Throughout its history, the American West has been under attack. The land has been ravaged and scarred by extractive industries, the rivers polluted and drained off to serve massive cookie-cutter housing developments, and its original inhabitants herded into impoverished reservations and victimized.
The story of these chapters in American history too often whitewash the role of the victors in these wars of development (‘Yellowstone’: Low Noon, or How the West Was Lost, PW, 2/15/22). Always the underlying theme has been the desecration of the West in order to pave the way for power and profit.
Modern handmaidens of these profits like prodigious writer/director/producer Taylor Sheridan serve as apologists for corporate capitalism and the White culture of his beloved “Cowboy Way.” Sheridan’s works, from Yellowstone and 1883 to 1923 and Landman are a compendium defense of the property of the European settlers who dispossessed the Native populations and the large corporations which succeeded them.
Sheridan ends up romanticizing the early settlers and exoticizing the Natives. Exploitation is either depicted as inevitable or for some greater good, often that of enriching the few at the expense of all others.
American Primeval, the new television mini-series by veteran Director Peter Berg (Friday Night Lights, The Rundown) and versatile writer Mark L. Smith (The Revenant, The Boys in the Boat, Twisters) has at least rescued a piece of this history accurately.
Smith and Berg have created a serious, sophisticated, multi-layered look at the forces that developed the West. Their clear-eyed look may at times be brutal and violent graphically. It’s honesty in dealing with settlers, Natives, and especially the Mormon Church’s land seizures in Utah elevates American Primeval over the ahistorical, idealized, dewy depictions.
Primeval’s story centers on the infamous Mountain Meadow Massacre of 1857 perpetrated by Mormons disguised as Native Americans. The Mormon militia, inspired by Latter Day Saint teachings against outsiders and Mormon hostility to the United States government, massacred 120 members of the Baker-Fancher wagon train heading across Utah toward California.
Against the backdrop of the massacre and the cover-up by Mormon participants and supporters, American Primeval tracks the struggles of Sara Holloway (Betty Gilpin), her son, and guide Isaac Reed (Taylor Kitsch) across Utah.
Gilpin’s character development as a strong woman at jeopardy because of her personal secrets is well-defined character development. In Holloway we see 19th century woman on the frontier coming to terms with male violence and natural forces. Gilpin reveals the resources a clever, ambitious headstrong needs to survive. In what could have been a stereotypical throwaway, Gilpin shines brightly.
Bounty hunters led by Virgil Cutter (Jai Courtney) pursue the Holloway party. Shoshone natives, survivors of the massacre, and pioneer trading post leader Jim Bridger (Shea Wigham) help them. The series takes its time exploring the conflicted motives and behaviors of all of these participants.

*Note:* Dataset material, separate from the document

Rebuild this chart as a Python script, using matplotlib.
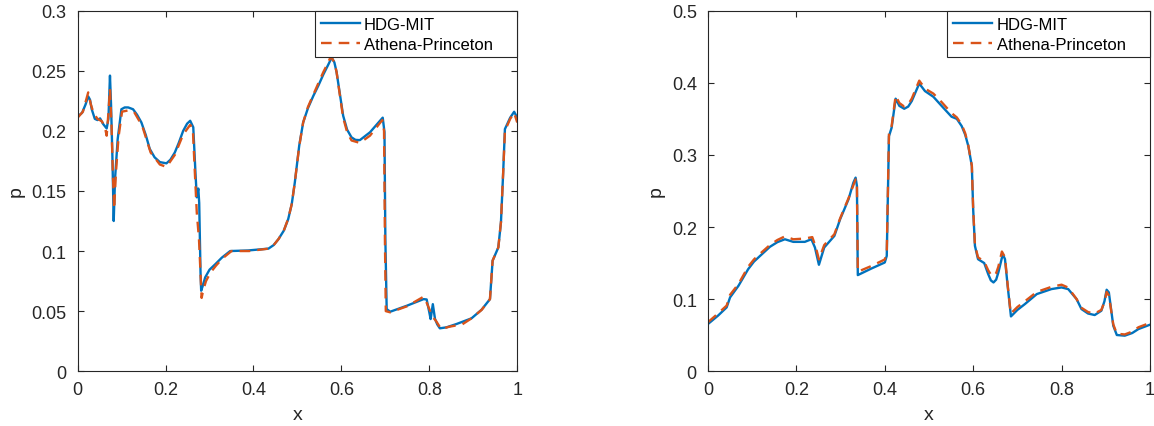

It should be noted that not everyone enjoyed the content as much as this reviewer. The all-too-predictable condemnation of the show by the Mormon Church attacks the series for what it characterizes as “an inaccurate portrayal reflective of an entire faith group.” The church particularly denounced the portrayal of Brigham Young as “egregiously mischaracterized.”
It seems to this reviewer, who studied the period and has taught American History at the collegiate level, that the conclusions reached in the series depictions were accurate and took pains to differentiate the actions and beliefs of all those portrayed. Viewers should be encouraged to make their own conclusions after watching American Primeval.
American Primeval is streaming on Netflix.